What AI Vision Does Differently
AI vision flips the model. Instead of telling the system where each field sits, an AI agentic system interprets the whole document — labels, structure, tables, context — the way an experienced order-entry clerk does. It knows that “Consignee” and “Ship To” mean the same thing, that a number next to “PO#” is a purchase order, and that a table of parts and quantities is a set of line items, regardless of where any of it appears on the page.
No templates, ever
New vendors and changed layouts are handled on first encounter. There is nothing to build and nothing to break.
Context over coordinates
Free text, nested tables and multi-page line items are understood by meaning, not by pixel position.
It improves over time
Every human confirmation strengthens the system's mappings, so accuracy compounds instead of staying flat.

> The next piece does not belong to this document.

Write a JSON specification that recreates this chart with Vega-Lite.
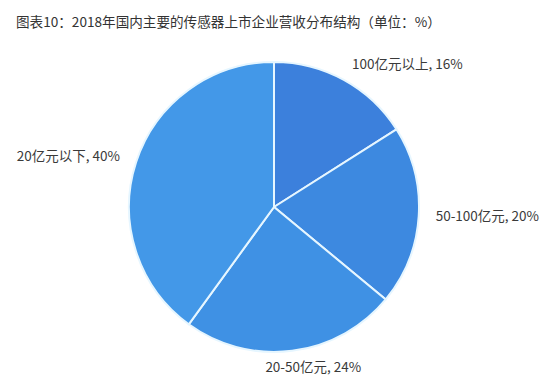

Business users stay in control
Extraction hints and mappings are configured in an admin UI — no developer ticket to support a new format.
Side by Side
| Dimension | Traditional OCR | AI Vision |
|---|---|---|
| New vendor layout | Breaks until re-templated | Handled automatically |
| Setup | Per-vendor zonal templates | Template-free |
| Maintenance | Ongoing IT rework | Admin-UI hints |
| ERP posting | Export file, often re-keyed | Written directly into the ERP |
| Over time | Static accuracy | Learns and improves |
The Part Everyone Forgets: Getting Into the ERP
Extraction is only half the job. A capture tool that hands back a spreadsheet still leaves someone importing or re-keying data into Epicor P21 or IFS — and that's where errors and delays creep back in. The real win comes when the platform validates extracted data against your live ERP (real customers, ship-tos and items) and then creates the record directly in the ERP.

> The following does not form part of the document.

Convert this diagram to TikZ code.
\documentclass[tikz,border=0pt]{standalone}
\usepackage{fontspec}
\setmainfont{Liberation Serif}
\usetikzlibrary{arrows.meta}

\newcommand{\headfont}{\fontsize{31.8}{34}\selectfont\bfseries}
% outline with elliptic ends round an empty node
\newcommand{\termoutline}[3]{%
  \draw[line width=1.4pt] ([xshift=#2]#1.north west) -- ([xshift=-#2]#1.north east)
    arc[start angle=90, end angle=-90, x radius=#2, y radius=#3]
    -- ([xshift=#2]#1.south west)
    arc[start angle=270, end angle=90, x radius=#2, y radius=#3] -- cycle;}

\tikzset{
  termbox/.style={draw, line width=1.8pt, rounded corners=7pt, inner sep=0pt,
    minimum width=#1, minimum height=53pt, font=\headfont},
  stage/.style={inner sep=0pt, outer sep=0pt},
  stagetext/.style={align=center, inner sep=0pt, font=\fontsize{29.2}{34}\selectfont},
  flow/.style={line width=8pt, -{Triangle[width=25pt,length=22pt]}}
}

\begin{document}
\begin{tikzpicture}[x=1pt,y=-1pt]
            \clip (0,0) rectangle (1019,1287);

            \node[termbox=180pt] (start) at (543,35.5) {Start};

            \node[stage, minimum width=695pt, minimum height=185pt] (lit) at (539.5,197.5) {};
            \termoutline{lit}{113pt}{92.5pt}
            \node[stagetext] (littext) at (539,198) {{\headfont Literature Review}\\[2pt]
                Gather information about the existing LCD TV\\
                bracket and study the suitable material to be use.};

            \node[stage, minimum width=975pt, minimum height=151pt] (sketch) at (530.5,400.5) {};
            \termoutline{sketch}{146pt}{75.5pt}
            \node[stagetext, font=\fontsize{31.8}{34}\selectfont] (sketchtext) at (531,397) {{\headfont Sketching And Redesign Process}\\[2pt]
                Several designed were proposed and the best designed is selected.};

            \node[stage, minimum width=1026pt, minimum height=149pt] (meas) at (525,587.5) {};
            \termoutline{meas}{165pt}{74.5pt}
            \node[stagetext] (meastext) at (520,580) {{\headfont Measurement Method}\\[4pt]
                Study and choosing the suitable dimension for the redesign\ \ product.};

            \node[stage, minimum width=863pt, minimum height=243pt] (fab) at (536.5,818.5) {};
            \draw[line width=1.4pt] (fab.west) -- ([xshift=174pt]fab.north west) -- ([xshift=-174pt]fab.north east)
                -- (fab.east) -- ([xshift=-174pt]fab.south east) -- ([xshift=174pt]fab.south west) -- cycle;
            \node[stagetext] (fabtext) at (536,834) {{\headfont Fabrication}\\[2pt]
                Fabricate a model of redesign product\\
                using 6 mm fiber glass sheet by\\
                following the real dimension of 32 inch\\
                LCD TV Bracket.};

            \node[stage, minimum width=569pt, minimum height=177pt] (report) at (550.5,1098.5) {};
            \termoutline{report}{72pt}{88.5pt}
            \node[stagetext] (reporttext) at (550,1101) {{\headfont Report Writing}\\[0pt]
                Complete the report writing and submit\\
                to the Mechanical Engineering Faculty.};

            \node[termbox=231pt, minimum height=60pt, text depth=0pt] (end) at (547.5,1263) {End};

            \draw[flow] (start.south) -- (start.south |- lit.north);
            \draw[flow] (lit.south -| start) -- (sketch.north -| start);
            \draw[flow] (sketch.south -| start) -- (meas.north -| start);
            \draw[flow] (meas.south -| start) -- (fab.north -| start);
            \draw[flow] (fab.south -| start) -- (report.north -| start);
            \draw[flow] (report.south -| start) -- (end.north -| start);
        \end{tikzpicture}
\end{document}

That's the model ESS uses: AI vision extraction, ERP validation, and direct posting through a purpose-built domain API — for Epicor P21, a layer of 150+ endpoints that needs no Epicor API module on-prem; for IFS, pre-built projects for customer orders, POA and invoices. The document goes from inbox to created order without a human transcribing anything.
The Bottom Line
Traditional OCR isn't “bad” — it was the right tool for a world of standardized forms. But vendor documents aren't standardized, and they never will be. AI vision removes the template treadmill entirely, and when it's paired with direct ERP integration, document entry stops being a bottleneck and becomes a competitive advantage.